Chronicle of Higher Education: “New Book Lays Failure to Learn on Colleges’ Doorsteps”
At Amazon.com, even though only the hardcover (for $66) is offered, Academically Adrift, released three days ago, is already selling in the site’s top 5,000 books. The publisher, Chicago University Press also offers a $25 paperback.
Why the big interest? The pie chart from the book (and USA Today) breaks down how students spend their time. The USA Today story begins with this summary of the results of what kids are actually accomplishing academically on campus:
Nearly half of the nation’s undergraduates show almost no gains in learning in their first two years of college, in large part because colleges don’t make academics a priority, a new report shows.

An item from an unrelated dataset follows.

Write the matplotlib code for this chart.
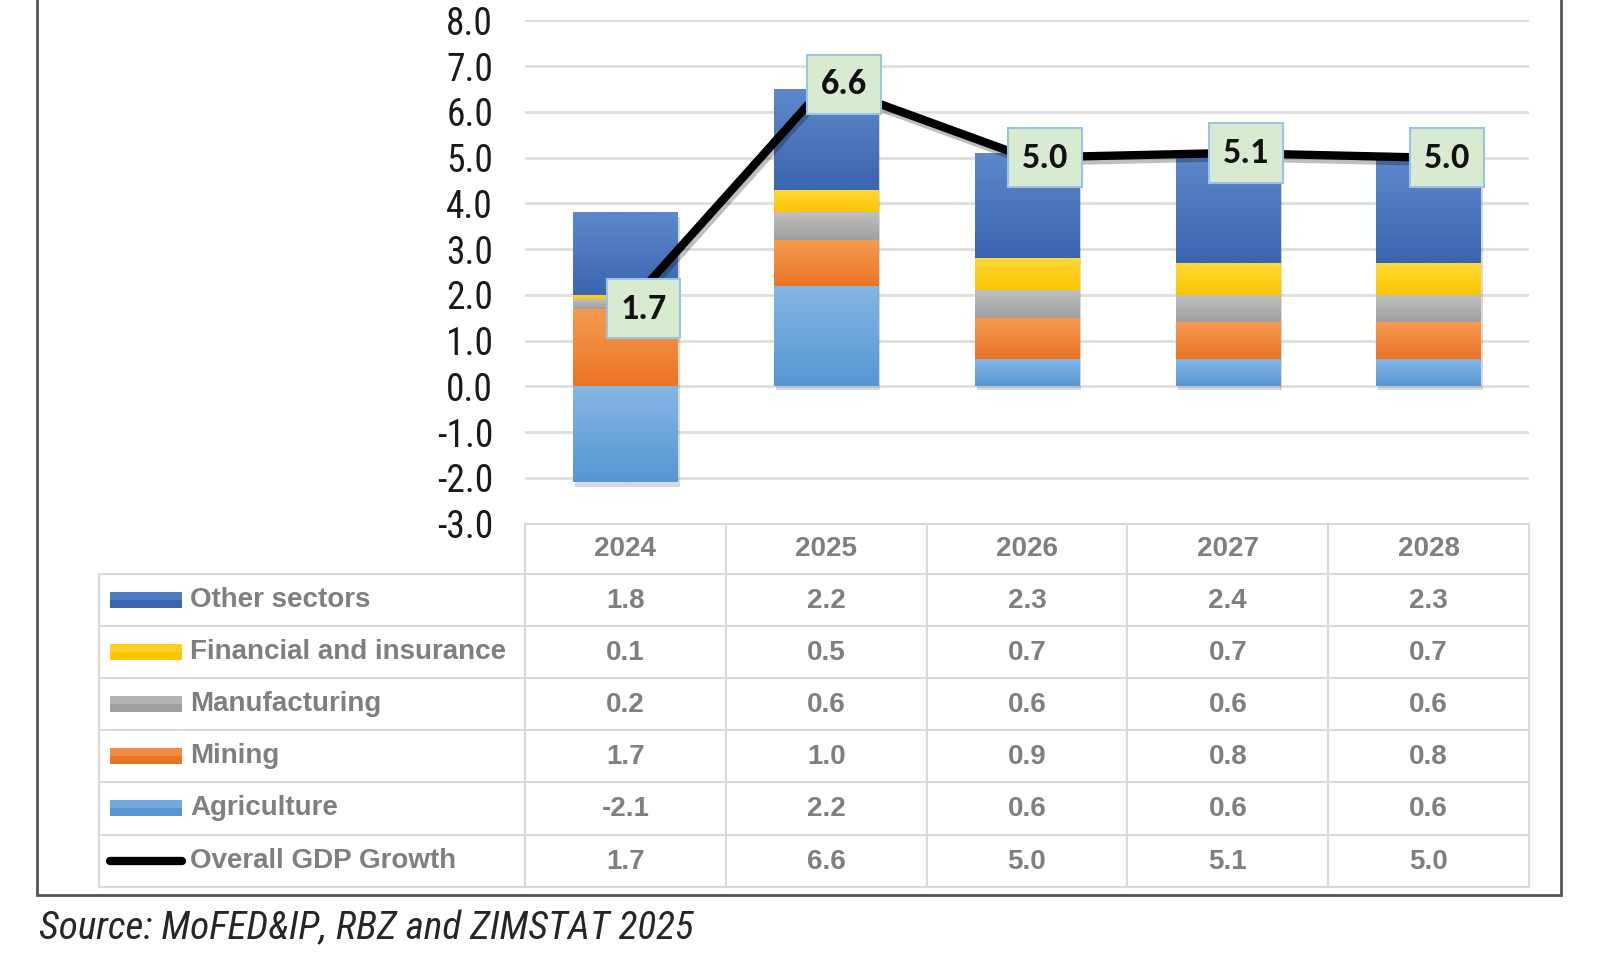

Instructors tend to be more focused on their own faculty research than teaching younger students, who in turn are more tuned in to their social lives, according to the report, based on a book titled Academically Adrift: Limited Learning on College Campuses. Findings are based on transcripts and surveys of more than 3,000 full-time traditional-age students on 29 campuses nationwide, along with their results on the Collegiate Learning Assessment, a standardized test that gauges students’ critical thinking, analytic reasoning and writing skills.
How long could it be before colleges could address this situation and truly change it? Who knows? And can we really expect education as served up at colleges to get better?
Yet an individual student’s mobile web browser — smartphone, iPad, laptop — offers immediate access to anything he or she would want to learn. Shall we fix the colleges? Sure — but what about the current generation of students?
While the colleges are figuring out 21st century education, current students can go ahead and learn using the new great source of knowledge that they already have in their hands.
And if you are thinking: Gosh, will the kids really do that? My answer is individually many, many of them will. Handschooling is the great future port for academic knowledge, and it is reachable now for today’s students who want to go there. We can be certain students will stay academically adrift if we perpetuate the myth that the way colleges are doing academics now will somehow deliver to them the knowledge they want to learn.
UPDATE: I posted the above text at 10AM. By 5PM, as I add this update, Academically Adrift is #34 on the Amazon list of best-selling books. Amazon is now selling the paperback version for $18.